Eco-Beat

0

Control Room usually refers to a technical space, but in L.A. it’s a company that has become an online concert giant in short order and an unlikely environmental advocate, too.


The Beverly Hills-based entertainment company, owned by veteran concert and tour producer Kevin Wall, is among the nation’s biggest producer of live online concerts with 82 to date.


The production of online concert broadcasts is a growing segment of the entertainment world. The company has key partnerships with Microsoft Corp.’s MSN (and its 465 million online users) and DirecTV. On July 7 it will debut Al Gore and Kevin Wall’s worldwide Live Earth concert, which will spotlight environmental awareness, and is produced entirely by Control Room.


This past year, the company produced more than 60 online shows for MSN’s “Music in Concert,” including shows for Dave Matthews Band, Snoop Dogg, Maroon 5 and the Foo Fighters.


In order to “green” the Live Earth concert venues themselves, the company has a team dedicated to making sure the venues use power generated by wind, solar power or lightning; that they reduce waste, use recycled products and recycle items and include eco-friendly transportation whenever possible.


“Putting on the concert is a huge challenge logistically, but it’s very important that it be an actual awareness-raiser; the bigger challenge is getting people to pay attention to an issue,” said Nina Guralnick, Control Room’s general manager. She said the company won’t know the cost of the concert until all the receipts are in another 90 days from now.


“Would it be responsible to throw a big waste-producing concert?” asked Guralnick. “No, that’s why we have to make sure we do everything the right way.”

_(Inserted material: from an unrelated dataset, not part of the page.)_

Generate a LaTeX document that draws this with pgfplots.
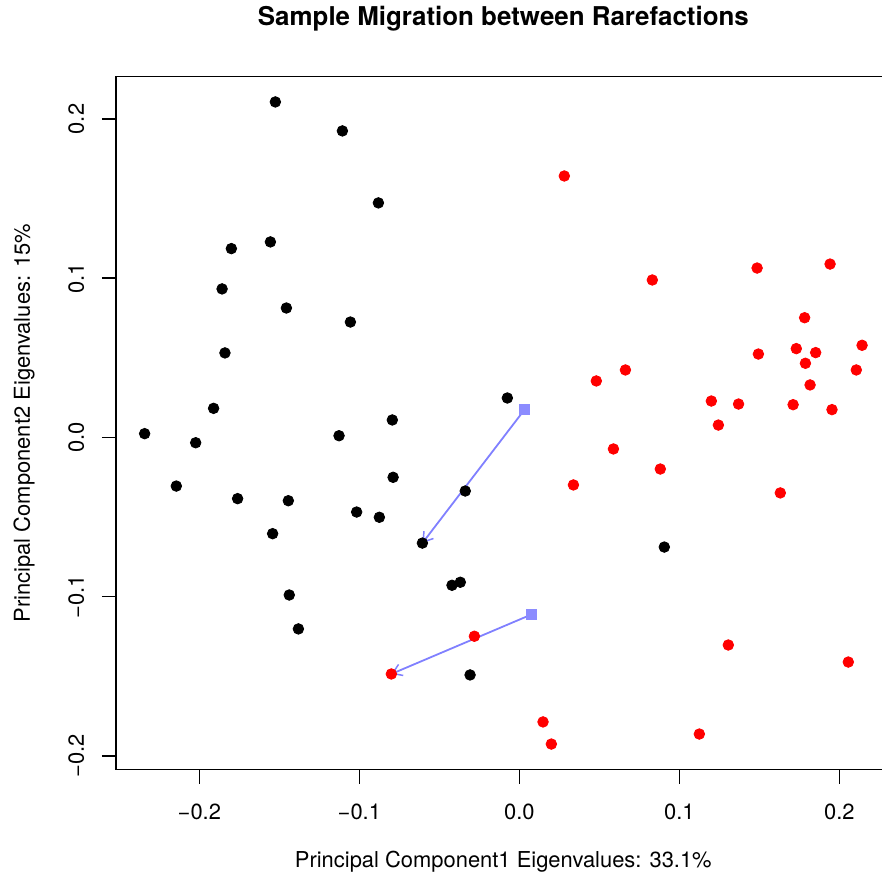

Control Room’s Internet broadcast of the Live 8 concert in 2005 reached an estimated 100 million people over the six weeks it was up online, and its quality was considered superior to broadcasts by competitors like MTV and VH1.


Last fall, Control Room signed the multiyear deal with MSN, Microsoft’s Web portal, which was looking to push streaming, live concerts to its users in order to get an edge on the likes of YouTube and MySpace.


MSN will exclusively air 36 different live events this year that will be available on MSN’s 42 sites around the world. The shows will also be available for on-demand viewing for an agreed period afterward.


The company, which now has about 50 employees, was known as Network Live when it produced the acclaimed Live 8 Webcast in partnership with Time Warner’s America Online under a now-expired one-year contract.


The company was initially a venture split between Anschutz Corp. unit AEG, XM Satellite Radio, America Online and Wall and shared the ad revenue when AOL and XM broadcast the concerts, but is now solely held by Wall. He bought back the other parties’ stakes for a reported $6 million-plus in 2006. The company is now management-owned and profitable, and has no plans to go public in the foreseeable future, Guralnick said.


The company is focused on next week’s concert, a huge undertaking with 100 broadcasters and 150 acts involved, including the Police, Smashing Pumpkins, Kanye West, Metallica and Madonna at seven far-flung locations: Giant’s Stadium in New Jersey, Wembley Stadium in London, Hamburg Arena in Hamburg, Aussie Stadium in Sydney, Makahurri Messe in Tokyo, Copacabana Beach in Rio and the Steps of the Oriental Tower in Shanghai.


“A lot of the artists really want to sit down and quiz us on how green we really are; it’s great,” Guralnick said. “Some artists have riders on their contracts that specify green energy be used for events and recycling at a venue.”